We have also been exploring other ways that scout can make open data more accessible. During last month’s Open Data Week, we held a workshop to explore these potential new features with members of the open data community.
The first feature we wanted to explore was enabling scout to host community-curated crosswalks to standardize names, IDs, and categories across all of NYC’s open datasets. Joining datasets from the open data portal can often be tricky because IDs don’t match among or even within datasets. This can be due to different agencies using different standards, typos, or truncated names. For example, in datasets that contain a school_name column, there are 18,157 unique school names, but there are only 1,866 schools in NYC. This feature would allow users to submit mappings for each of these unique IDs to a canonical ID, creating clean versions of these datasets that are easier to work with.

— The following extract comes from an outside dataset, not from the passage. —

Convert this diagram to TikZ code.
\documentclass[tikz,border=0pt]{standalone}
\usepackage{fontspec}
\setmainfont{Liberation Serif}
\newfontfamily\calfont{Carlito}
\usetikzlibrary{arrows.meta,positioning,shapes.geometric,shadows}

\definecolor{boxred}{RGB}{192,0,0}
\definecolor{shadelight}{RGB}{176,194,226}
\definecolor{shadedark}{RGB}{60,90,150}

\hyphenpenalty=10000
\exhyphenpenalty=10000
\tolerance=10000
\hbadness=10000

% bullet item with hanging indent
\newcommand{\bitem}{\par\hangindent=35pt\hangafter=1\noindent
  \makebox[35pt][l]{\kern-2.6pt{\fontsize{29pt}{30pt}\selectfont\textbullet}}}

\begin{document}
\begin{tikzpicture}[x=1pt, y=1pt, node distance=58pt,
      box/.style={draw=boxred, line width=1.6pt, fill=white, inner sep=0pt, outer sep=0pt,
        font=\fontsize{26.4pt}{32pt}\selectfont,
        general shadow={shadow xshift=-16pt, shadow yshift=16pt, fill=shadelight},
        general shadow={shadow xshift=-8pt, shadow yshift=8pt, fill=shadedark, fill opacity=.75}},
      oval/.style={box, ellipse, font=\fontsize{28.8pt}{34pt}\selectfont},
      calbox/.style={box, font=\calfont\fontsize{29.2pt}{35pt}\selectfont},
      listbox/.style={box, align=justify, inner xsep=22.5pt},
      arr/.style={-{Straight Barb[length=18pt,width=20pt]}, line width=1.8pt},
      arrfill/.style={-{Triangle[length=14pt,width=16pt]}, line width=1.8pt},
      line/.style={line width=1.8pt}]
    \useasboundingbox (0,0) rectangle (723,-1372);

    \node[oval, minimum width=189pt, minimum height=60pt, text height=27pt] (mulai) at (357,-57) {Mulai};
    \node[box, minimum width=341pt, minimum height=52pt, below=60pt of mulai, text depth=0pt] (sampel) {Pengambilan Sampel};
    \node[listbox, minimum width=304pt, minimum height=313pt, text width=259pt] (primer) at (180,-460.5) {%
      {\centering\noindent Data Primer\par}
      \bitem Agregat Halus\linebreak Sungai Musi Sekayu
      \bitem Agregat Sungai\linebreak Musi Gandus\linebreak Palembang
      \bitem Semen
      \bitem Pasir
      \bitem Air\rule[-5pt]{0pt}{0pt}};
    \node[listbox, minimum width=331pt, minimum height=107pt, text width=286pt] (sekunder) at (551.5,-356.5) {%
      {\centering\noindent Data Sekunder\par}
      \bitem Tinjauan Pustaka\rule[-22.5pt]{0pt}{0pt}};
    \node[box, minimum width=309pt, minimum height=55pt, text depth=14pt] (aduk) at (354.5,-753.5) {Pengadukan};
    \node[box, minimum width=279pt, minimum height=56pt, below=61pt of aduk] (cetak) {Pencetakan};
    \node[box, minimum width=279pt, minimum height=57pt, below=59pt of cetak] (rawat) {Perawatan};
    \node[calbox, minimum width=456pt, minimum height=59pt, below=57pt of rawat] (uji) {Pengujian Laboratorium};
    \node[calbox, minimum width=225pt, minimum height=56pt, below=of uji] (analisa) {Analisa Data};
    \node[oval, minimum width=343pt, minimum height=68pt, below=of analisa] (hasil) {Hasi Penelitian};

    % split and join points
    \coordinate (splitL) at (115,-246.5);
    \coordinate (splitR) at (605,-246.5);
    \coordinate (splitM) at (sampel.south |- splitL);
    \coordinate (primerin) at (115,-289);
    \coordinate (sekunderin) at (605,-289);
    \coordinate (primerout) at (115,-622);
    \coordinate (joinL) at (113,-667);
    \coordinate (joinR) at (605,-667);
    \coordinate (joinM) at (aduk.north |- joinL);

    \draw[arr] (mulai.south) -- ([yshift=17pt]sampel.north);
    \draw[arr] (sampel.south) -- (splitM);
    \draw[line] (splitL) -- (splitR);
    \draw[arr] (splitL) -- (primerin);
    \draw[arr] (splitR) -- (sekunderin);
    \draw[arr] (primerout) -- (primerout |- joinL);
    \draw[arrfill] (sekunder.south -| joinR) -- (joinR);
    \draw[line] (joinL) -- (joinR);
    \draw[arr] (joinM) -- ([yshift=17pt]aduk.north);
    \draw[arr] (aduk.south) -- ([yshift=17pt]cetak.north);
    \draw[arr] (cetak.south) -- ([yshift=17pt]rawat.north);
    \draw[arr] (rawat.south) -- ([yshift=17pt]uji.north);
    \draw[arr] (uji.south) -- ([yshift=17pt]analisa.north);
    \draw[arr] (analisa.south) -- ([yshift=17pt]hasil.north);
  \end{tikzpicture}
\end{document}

The second feature we were interested in highlighting the work that the community has done on a particular dataset. It can be hard to know where to start cleaning or exploring when encountering a dataset for the first time. Thankfully, you’re probably not the first person to use a given dataset. The internet is often full of GitHub repos, gists, cleaning scripts, blog posts, and tools that use the dataset you’re interested in. However, the challenge of finding these resources can lead to unnecessary duplicative work that reinvents the wheel.
We hope to solve for this challenge by adding a feature to scout that would allow resources relevant to a dataset to be shown alongside it. These resources could either be automatically identified or submitted by members of the community.

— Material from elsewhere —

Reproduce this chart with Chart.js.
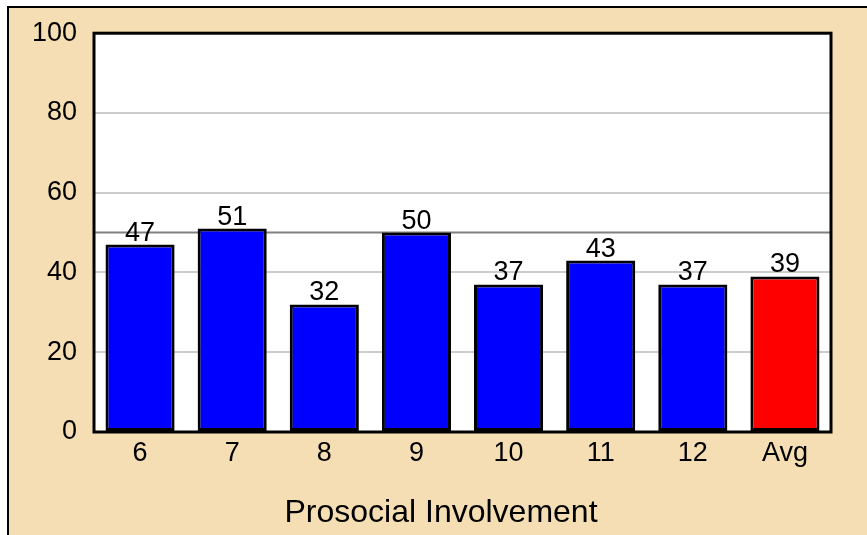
<!DOCTYPE html>
<html>
<head>
<meta charset="utf-8">
<script src="https://cdn.jsdelivr.net/npm/chart.js@4/dist/chart.umd.min.js"></script>
<style>
    html, body { margin: 0; padding: 0; background: #ffffff; overflow: hidden; }
    #cadre {
        position: absolute; left: 7px; top: 6px; width: 900px; height: 600px;
        border: 2px solid #000; background: #F5DEB3;
    }
    #zone { position: absolute; left: 0; top: 0; width: 867px; height: 535px; }
</style>
</head>
<body>
<div id="cadre"></div>
<div id="zone"><canvas id="barChart" width="867" height="535"></canvas></div>
<script>
// Données
const CATEGORIES = ['6', '7', '8', '9', '10', '11', '12', 'Avg'];
const VALEURS = [47, 51, 32, 50, 37, 43, 37, 39];
const COULEURS = ['#0000FF', '#0000FF', '#0000FF', '#0000FF', '#0000FF', '#0000FF', '#0000FF', '#FF0000'];
const Y_TICKS = [0, 20, 40, 60, 80, 100];
const LIGNE_REF = 50;
const TITRE_X = 'Prosocial Involvement';

const POLICE = "'Liberation Sans', Arial, sans-serif";

// Fond blanc, ligne de référence, cadre noir, étiquettes de valeur et titre
const decorPlugin = {
    id: 'decor',
    beforeDraw(chart) {
        const { ctx, chartArea: a } = chart;
        ctx.save();
        ctx.fillStyle = '#ffffff';
        ctx.fillRect(a.left, a.top, a.right - a.left, a.bottom - a.top);
        ctx.restore();
    },
    beforeDatasetsDraw(chart) {
        const { ctx, chartArea: a } = chart;
        const y = chart.scales.y.getPixelForValue(LIGNE_REF);
        ctx.save();
        ctx.strokeStyle = '#808080';
        ctx.lineWidth = 2;
        ctx.beginPath();
        ctx.moveTo(a.left, y);
        ctx.lineTo(a.right, y);
        ctx.stroke();
        ctx.restore();
    },
    afterDatasetsDraw(chart) {
        const { ctx, chartArea: a } = chart;
        ctx.save();
        ctx.fillStyle = '#000';
        ctx.font = '27px ' + POLICE;
        ctx.textAlign = 'center';
        ctx.textBaseline = 'alphabetic';
        chart.getDatasetMeta(0).data.forEach((bar, i) => {
            ctx.fillText(VALEURS[i], bar.x, bar.y - 4);
        });
        ctx.strokeStyle = '#000';
        ctx.lineWidth = 3;
        ctx.strokeRect(a.left, a.top, a.right - a.left, a.bottom - a.top);
        // titre de l'axe X (décalé à gauche comme dans l'original)
        ctx.font = '32px ' + POLICE;
        ctx.fillText(TITRE_X, 441, 522);
        ctx.restore();
    }
};

const ctx = document.getElementById('barChart').getContext('2d');
new Chart(ctx, {
    type: 'bar',
    data: {
        labels: CATEGORIES,
        datasets: [{
            data: VALEURS,
            backgroundColor: COULEURS,
            borderColor: '#000000',
            borderWidth: 3,
            borderSkipped: false,
            barPercentage: 0.75,
            categoryPercentage: 1.0
        }]
    },
    options: {
        responsive: false,
        animation: false,
        layout: { padding: { top: 32, right: 36, left: 0, bottom: 0 } },
        plugins: {
            legend: { display: false },
            tooltip: { enabled: false }
        },
        scales: {
            x: {
                grid: { display: false, drawTicks: false },
                border: { display: false },
                ticks: { color: '#000', font: { family: POLICE, size: 27 }, padding: 5 },
                afterFit(scale) { scale.height = 103; }
            },
            y: {
                min: 0,
                max: 100,
                afterBuildTicks(scale) { scale.ticks = Y_TICKS.map(v => ({ value: v })); },
                grid: {
                    drawTicks: false,
                    lineWidth: 2,
                    color: c => (c.tick && (c.tick.value === 0 || c.tick.value === 100)) ? 'rgba(0,0,0,0)' : '#cccccc'
                },
                border: { display: false },
                ticks: { color: '#000', font: { family: POLICE, size: 27 }, padding: 17 },
                afterFit(scale) { scale.width = 94; }
            }
        }
    },
    plugins: [decorPlugin]
});
</script>
</body>
</html>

Thanks to the feedback from the community, we were able to validate that people really want and need these features. We also received many suggestions for the best ways to implement these ideas and considerations to account for.
We are excited to continue to expand scout’s usefulness as a community resource and will be working hard to implement new features over the next six months. Watch this space for updates, and reach out to us if you have any feature requests!
Finally, a huge thank you to everyone who attended the session, the Open Data Week team for making this all possible, and MODA and the open data coordinators for providing such an awesome data portal for us all to build off of!